By Joel Wittnebel/The Oshawa Express
The municipal election race has seen its first batch of contenders come forward vying to represent Oshawa at city hall and the regional council chambers.
The municipal election, which will see Oshawa voters take to the polls on Oct. 22, will also mark the first time citizens will be electing regional and city councillors with Oshawa’s newly created five-ward system.
While no contenders have come forward for the mayor’s race, here’s a look at who has filed their nomination papers so far.
The city’s northern ward, it encompasses the majority of the city’s rural lands in the north, meeting Ward 2 at Highway 407. It also dips south on the east side of Oshawa, encompassing the area between Ritson Road and the city boundary with Clarington all the way to Taunton Road in the south.
A lone candidate has come forward in Ward 1 looking to take one of Oshawa’s five city councillor seats.
Theresa Corless, a trustee with the Durham Catholic District School Board is looking to make the jump to the council chambers.
A long-time resident of the City of Oshawa, Corless was elected as a trustee for the Durham Catholic District School in 2010. She was re-elected to the role in 2014 with 3,182 votes.
One of the city’s three central wards, Ward 2 is confined by the city’s boundary with Whitby to the west, and Ritson Road to the east. It stretches north and south between Highway 407 in the north and Rossland Road to the south.
Ward 2 is another ward that has seen a lone candidate come forward as current councillor Gail Bates has filed her papers to retain her seat as one of Oshawa’s city councillors. Bates was appointed to her role in 2017 following the passing of Nancy Diamond.
Encompassing the city’s central-east side, Ward 3 is bound by Taunton Road to the north and Olive Avenue to the south, the city’s boundary with Clarington to the east, and Ritson Road and Wilson Road to the west.

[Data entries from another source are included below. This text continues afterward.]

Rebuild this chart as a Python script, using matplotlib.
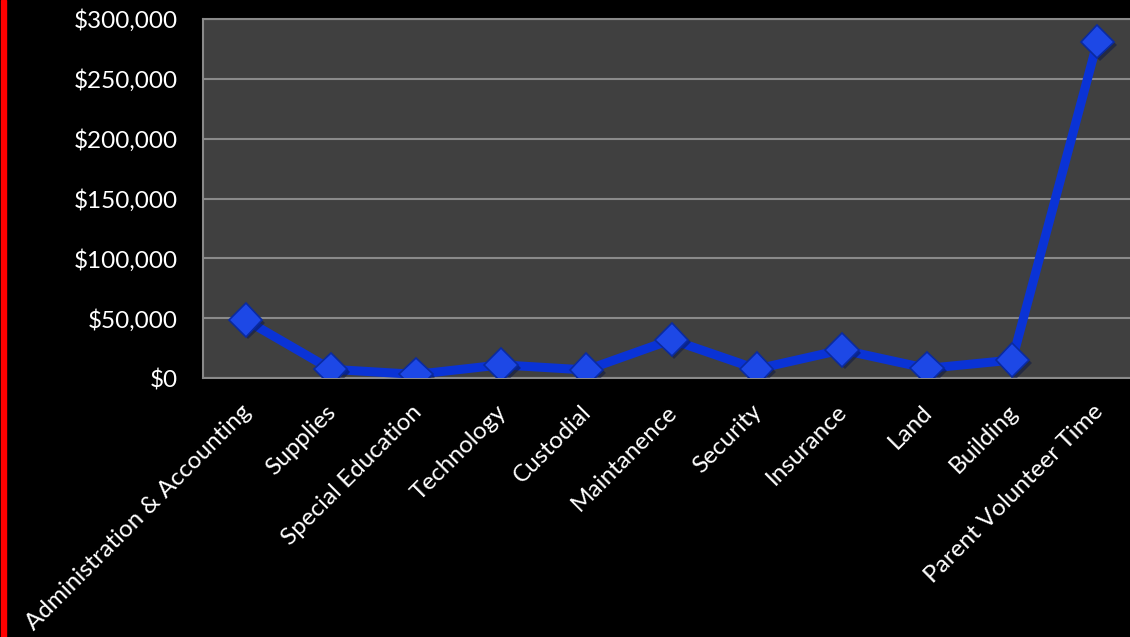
import numpy as np
import matplotlib.pyplot as plt
import matplotlib.transforms as mtransforms
from matplotlib.patches import Rectangle
from matplotlib.ticker import FuncFormatter
import matplotlib.patheffects as pe

categories = ["Administration & Accounting", "Supplies", "Special Education",
              "Technology", "Custodial", "Maintanence", "Security", "Insurance",
              "Land", "Building", "Parent Volunteer Time"]
costs = [48500, 7300, 3000, 11000, 6700, 32000, 7500, 23500, 8000, 15000, 281000]
y_ticks = [0, 50000, 100000, 150000, 200000, 250000, 300000]

plt.rcParams['font.family'] = ['Lato', 'DejaVu Sans']

W, H = 1130, 637
fig = plt.figure(figsize=(W / 100, H / 100), dpi=100, facecolor='black')
ax = fig.add_axes([203 / W, (H - 378) / H, 937 / W, 359 / H])
ax.set_facecolor('#404040')

x = np.arange(len(categories))
ax.plot(x, costs, color='#0a33d6', lw=6.5, solid_joinstyle='miter', zorder=3)
ax.plot(x, costs, ls='none', marker='D', ms=17, color='#1d48e6',
        markeredgecolor='#0a2aa0', markeredgewidth=1.2, zorder=4,
        path_effects=[pe.SimplePatchShadow(offset=(2, -2), alpha=0.5), pe.Normal()])

ax.set_xlim(-0.5, len(categories) - 0.5)
ax.set_ylim(0, 300000)
ax.set_yticks(y_ticks)
ax.yaxis.set_major_formatter(FuncFormatter(lambda v, p: f"${v:,.0f}"))
ax.grid(axis='y', color='#8a8a8a', lw=1.5, zorder=1)
ax.set_axisbelow(True)
for s in ax.spines.values():
    s.set_color('#8a8a8a')
    s.set_linewidth(1.5)

ax.tick_params(axis='y', length=0, pad=18, labelsize=17.5, labelcolor='white')
ax.tick_params(axis='x', length=0, pad=22, labelsize=17.5, labelcolor='white')
ax.set_xticks(x)
ax.set_xticklabels(categories, rotation=45, ha='right', va='center',
                   rotation_mode='anchor')
offset = mtransforms.ScaledTranslation(2 / 100, 0, fig.dpi_scale_trans)
for lab in ax.get_xticklabels():
    lab.set_transform(lab.get_transform() + offset)

# red edge on the left side of the slide
fig.patches.append(Rectangle((1 / W, 0), 5 / W, 1, transform=fig.transFigure,
                             color='red', zorder=10))

fig.savefig("out.png", dpi=100, facecolor='black')
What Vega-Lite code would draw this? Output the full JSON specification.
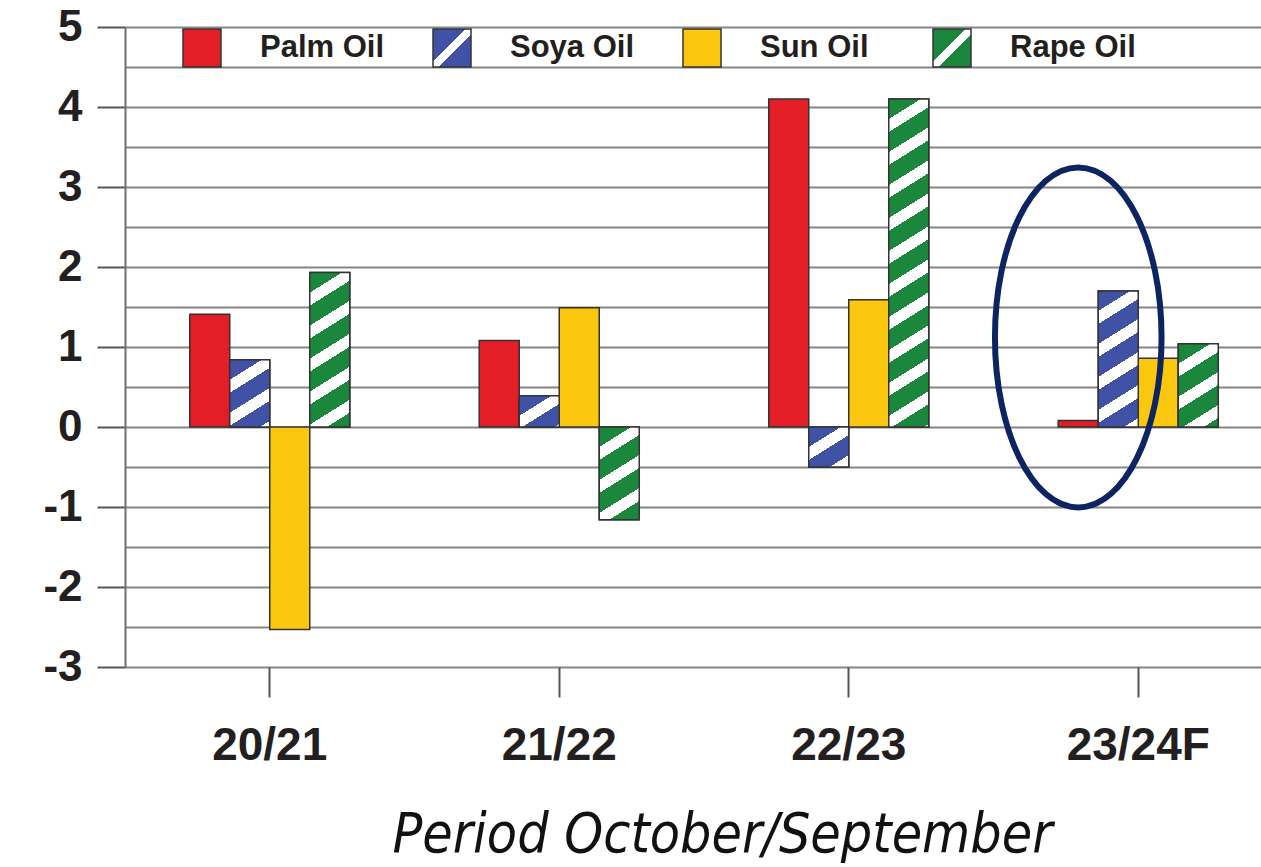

Currently one of the city’s first contested wards sees newcomer Teresa Aker, the wife of longtime current councillor John Aker (who has already made public that he will not be seeking reelection), going up against current city councillor John Shields who is looking to gain a seat as a city and regional councillor. The position would be a bump up from Shields’ current role as a city councillor.
The ward also has a trio of newcomer candidates who have come forward to vie for the spot of city councillor, including Ethan Eastwood, Bradley J. Marks and Cerise Wilson.
Ward 4 encompasses the majority of the city’s downtown core and is bound by Rossland Road in the north, Olive Avenue and Gibb Street to the south, the city’s western boundary with Whitby to the west and Wilson Road to the east.
The city’s downtown core is sure to be one of the more highly contested wards come voting day. Currently, only one name, a common one for many in the downtown area, has come forward to run for the regional and city councillor seat, that being Councillor Doug Sanders.
Sanders, a councillor since he was appointed in 2011 following a council vacancy, was reelected to the city councillor position in 2014, earning the most votes with 8,751. Following the passing of Diamond in 2017, Sanders was appointed to fill her regional and city councillor seat.
A familiar name has also come forward to vie for the city councillor seat as community advocate Derek Giberson has filed his nomination papers for Ward 4. Giberson also ran in the 2014 election, losing out on a city councillor position with 3,310 votes.
The city’s south ward encompasses Oshawa’s entire southern portion, including everything south of Olive Avenue and Gibb Street stretching all the way down to Lake Ontario.
While the ward remains quiet at present, Ward 5 is sure to be another ward that will be highly contested as the October election approaches.
As it stands, current councillor Nester Pidwerbecki remains the lone candidate to put his name forward to represent the ward as a regional and city councillor.
These results are current as of May 16.